Given material

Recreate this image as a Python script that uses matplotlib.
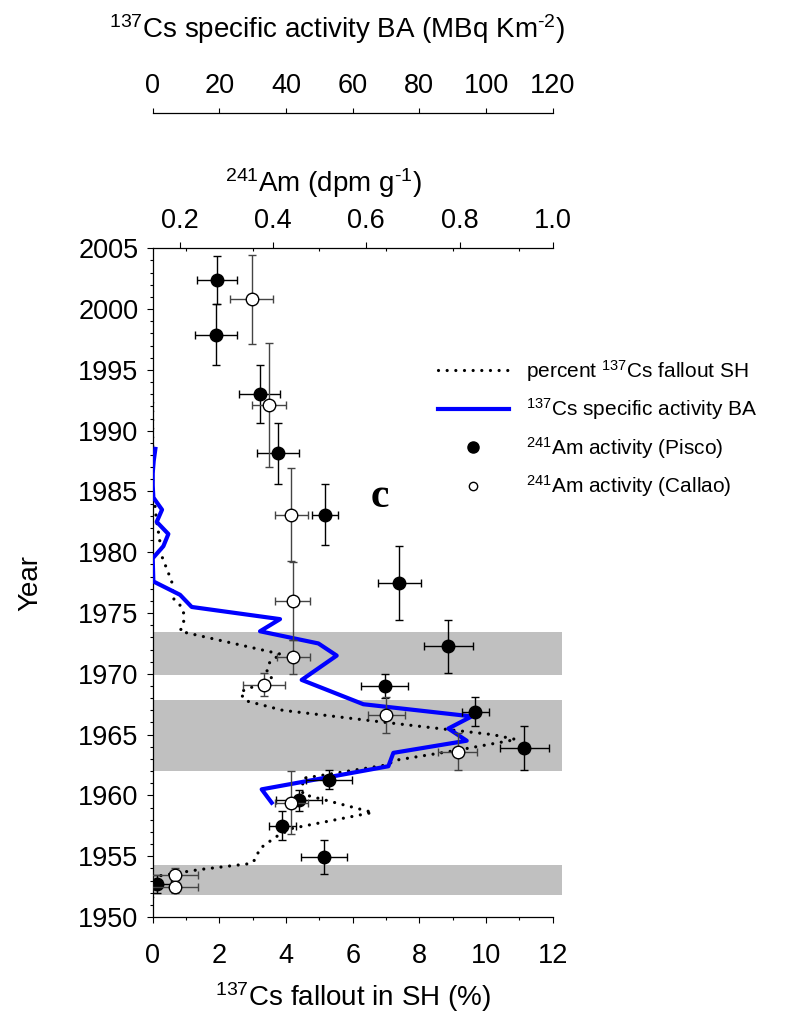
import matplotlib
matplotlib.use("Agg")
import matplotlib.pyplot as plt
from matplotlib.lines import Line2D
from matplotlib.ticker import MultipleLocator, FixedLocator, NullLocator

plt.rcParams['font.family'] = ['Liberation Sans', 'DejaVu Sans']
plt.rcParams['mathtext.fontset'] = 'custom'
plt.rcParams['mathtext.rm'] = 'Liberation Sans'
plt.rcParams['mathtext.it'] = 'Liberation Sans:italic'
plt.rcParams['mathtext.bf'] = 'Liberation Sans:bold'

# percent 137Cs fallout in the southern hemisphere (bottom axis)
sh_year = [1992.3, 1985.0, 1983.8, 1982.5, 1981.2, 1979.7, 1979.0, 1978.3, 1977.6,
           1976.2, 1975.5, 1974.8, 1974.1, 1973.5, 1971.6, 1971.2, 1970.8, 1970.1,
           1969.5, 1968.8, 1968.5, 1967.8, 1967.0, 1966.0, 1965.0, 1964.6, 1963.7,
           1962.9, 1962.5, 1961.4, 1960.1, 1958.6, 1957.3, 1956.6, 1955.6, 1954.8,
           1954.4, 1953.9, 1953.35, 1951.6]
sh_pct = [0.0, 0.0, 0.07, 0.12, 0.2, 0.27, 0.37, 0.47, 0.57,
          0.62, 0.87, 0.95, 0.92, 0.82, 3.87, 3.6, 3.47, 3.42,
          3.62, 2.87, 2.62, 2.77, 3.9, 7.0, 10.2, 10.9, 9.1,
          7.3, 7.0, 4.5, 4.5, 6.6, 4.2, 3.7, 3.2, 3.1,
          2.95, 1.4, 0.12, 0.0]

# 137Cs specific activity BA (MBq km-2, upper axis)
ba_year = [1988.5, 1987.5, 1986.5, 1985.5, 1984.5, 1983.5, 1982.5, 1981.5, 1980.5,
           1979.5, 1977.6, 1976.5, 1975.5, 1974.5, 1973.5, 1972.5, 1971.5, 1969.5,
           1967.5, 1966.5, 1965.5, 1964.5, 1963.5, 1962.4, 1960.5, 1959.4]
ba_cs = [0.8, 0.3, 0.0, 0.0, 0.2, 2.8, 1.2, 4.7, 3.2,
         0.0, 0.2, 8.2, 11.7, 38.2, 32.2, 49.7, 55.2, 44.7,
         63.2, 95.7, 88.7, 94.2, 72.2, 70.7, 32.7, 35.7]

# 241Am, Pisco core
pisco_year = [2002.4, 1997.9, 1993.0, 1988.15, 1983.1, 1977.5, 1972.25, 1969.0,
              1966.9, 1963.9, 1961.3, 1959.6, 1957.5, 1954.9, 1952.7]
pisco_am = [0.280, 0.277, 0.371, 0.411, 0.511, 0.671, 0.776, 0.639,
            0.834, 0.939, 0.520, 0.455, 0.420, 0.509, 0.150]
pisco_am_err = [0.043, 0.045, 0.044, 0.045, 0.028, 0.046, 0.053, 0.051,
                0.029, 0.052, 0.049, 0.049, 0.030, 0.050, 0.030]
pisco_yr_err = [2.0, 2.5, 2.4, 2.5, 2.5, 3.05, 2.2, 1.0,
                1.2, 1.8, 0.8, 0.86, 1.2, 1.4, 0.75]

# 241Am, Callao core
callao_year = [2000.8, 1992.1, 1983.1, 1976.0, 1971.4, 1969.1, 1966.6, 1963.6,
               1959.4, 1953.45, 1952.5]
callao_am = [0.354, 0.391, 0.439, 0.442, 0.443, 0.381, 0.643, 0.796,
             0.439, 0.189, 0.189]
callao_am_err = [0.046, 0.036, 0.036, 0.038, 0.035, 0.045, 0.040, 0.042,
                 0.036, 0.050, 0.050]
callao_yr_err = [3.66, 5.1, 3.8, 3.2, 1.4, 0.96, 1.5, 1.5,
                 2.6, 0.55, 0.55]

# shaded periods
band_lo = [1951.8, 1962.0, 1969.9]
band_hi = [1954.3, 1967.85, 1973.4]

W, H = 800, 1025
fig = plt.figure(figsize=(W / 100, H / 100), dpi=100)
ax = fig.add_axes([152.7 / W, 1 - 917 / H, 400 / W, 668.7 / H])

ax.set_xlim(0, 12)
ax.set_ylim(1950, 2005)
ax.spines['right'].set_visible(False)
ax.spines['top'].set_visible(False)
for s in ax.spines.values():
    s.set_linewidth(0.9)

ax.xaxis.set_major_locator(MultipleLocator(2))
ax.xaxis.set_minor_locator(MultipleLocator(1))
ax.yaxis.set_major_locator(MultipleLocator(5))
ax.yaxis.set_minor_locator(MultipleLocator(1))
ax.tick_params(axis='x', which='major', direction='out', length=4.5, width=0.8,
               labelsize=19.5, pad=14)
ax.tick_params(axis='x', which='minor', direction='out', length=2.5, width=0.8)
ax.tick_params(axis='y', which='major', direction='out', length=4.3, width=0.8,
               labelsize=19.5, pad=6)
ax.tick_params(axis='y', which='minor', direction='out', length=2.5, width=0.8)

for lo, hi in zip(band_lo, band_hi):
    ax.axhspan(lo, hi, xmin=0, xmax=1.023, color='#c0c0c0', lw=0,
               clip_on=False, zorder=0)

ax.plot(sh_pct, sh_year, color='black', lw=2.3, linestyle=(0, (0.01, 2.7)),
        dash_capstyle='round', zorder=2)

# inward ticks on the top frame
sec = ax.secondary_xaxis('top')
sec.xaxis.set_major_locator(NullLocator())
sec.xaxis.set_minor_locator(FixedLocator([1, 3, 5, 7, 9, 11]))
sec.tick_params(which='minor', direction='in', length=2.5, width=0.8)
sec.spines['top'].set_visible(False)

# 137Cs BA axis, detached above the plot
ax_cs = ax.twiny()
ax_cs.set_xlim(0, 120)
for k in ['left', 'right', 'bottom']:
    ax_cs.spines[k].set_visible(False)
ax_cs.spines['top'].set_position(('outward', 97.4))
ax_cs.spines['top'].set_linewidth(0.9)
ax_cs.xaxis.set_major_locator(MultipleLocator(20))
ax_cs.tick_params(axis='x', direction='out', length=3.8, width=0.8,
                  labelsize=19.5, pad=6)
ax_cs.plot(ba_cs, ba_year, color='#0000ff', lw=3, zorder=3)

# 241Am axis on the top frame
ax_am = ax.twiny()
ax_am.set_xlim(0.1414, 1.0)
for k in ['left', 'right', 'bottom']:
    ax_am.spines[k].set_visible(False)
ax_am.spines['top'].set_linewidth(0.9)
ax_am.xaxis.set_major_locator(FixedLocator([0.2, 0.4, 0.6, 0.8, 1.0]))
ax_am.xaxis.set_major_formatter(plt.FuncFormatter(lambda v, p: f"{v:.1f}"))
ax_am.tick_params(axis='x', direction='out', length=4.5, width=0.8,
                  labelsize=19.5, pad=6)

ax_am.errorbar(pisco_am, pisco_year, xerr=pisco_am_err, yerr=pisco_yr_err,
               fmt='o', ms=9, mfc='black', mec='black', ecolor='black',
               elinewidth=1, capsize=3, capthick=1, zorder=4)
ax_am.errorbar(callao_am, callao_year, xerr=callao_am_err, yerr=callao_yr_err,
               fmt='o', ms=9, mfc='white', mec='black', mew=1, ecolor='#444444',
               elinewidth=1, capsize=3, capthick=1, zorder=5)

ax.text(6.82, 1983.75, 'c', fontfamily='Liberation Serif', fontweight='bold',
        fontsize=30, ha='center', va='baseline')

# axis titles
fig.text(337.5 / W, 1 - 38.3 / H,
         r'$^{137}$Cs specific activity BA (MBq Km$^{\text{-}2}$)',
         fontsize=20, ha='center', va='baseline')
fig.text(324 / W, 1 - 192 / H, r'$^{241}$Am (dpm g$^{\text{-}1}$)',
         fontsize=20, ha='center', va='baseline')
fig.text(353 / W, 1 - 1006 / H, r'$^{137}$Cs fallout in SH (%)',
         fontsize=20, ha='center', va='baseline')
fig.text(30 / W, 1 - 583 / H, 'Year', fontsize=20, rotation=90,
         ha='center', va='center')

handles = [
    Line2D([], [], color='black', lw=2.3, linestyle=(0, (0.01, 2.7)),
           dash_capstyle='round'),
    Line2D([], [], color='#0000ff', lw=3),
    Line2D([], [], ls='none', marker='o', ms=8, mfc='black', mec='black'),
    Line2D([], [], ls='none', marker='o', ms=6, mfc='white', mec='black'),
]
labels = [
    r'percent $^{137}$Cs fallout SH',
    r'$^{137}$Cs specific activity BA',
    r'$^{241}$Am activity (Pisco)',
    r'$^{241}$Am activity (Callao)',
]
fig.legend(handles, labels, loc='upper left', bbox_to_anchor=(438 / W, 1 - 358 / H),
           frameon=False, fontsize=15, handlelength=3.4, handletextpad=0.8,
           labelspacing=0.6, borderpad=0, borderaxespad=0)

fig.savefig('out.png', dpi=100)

Job
Exactly as they appear, print the lines of the listing above from its first line through the line that contains "63.2, 95.7, 88.7, 94.2, 72.2, 70.7, 32.7, 35.7]", minus the pictures.

Written reply
Recreate this image as a Python script that uses matplotlib.
import matplotlib
matplotlib.use("Agg")
import matplotlib.pyplot as plt
from matplotlib.lines import Line2D
from matplotlib.ticker import MultipleLocator, FixedLocator, NullLocator

plt.rcParams['font.family'] = ['Liberation Sans', 'DejaVu Sans']
plt.rcParams['mathtext.fontset'] = 'custom'
plt.rcParams['mathtext.rm'] = 'Liberation Sans'
plt.rcParams['mathtext.it'] = 'Liberation Sans:italic'
plt.rcParams['mathtext.bf'] = 'Liberation Sans:bold'

# percent 137Cs fallout in the southern hemisphere (bottom axis)
sh_year = [1992.3, 1985.0, 1983.8, 1982.5, 1981.2, 1979.7, 1979.0, 1978.3, 1977.6,
           1976.2, 1975.5, 1974.8, 1974.1, 1973.5, 1971.6, 1971.2, 1970.8, 1970.1,
           1969.5, 1968.8, 1968.5, 1967.8, 1967.0, 1966.0, 1965.0, 1964.6, 1963.7,
           1962.9, 1962.5, 1961.4, 1960.1, 1958.6, 1957.3, 1956.6, 1955.6, 1954.8,
           1954.4, 1953.9, 1953.35, 1951.6]
sh_pct = [0.0, 0.0, 0.07, 0.12, 0.2, 0.27, 0.37, 0.47, 0.57,
          0.62, 0.87, 0.95, 0.92, 0.82, 3.87, 3.6, 3.47, 3.42,
          3.62, 2.87, 2.62, 2.77, 3.9, 7.0, 10.2, 10.9, 9.1,
          7.3, 7.0, 4.5, 4.5, 6.6, 4.2, 3.7, 3.2, 3.1,
          2.95, 1.4, 0.12, 0.0]

# 137Cs specific activity BA (MBq km-2, upper axis)
ba_year = [1988.5, 1987.5, 1986.5, 1985.5, 1984.5, 1983.5, 1982.5, 1981.5, 1980.5,
           1979.5, 1977.6, 1976.5, 1975.5, 1974.5, 1973.5, 1972.5, 1971.5, 1969.5,
           1967.5, 1966.5, 1965.5, 1964.5, 1963.5, 1962.4, 1960.5, 1959.4]
ba_cs = [0.8, 0.3, 0.0, 0.0, 0.2, 2.8, 1.2, 4.7, 3.2,
         0.0, 0.2, 8.2, 11.7, 38.2, 32.2, 49.7, 55.2, 44.7,
         63.2, 95.7, 88.7, 94.2, 72.2, 70.7, 32.7, 35.7]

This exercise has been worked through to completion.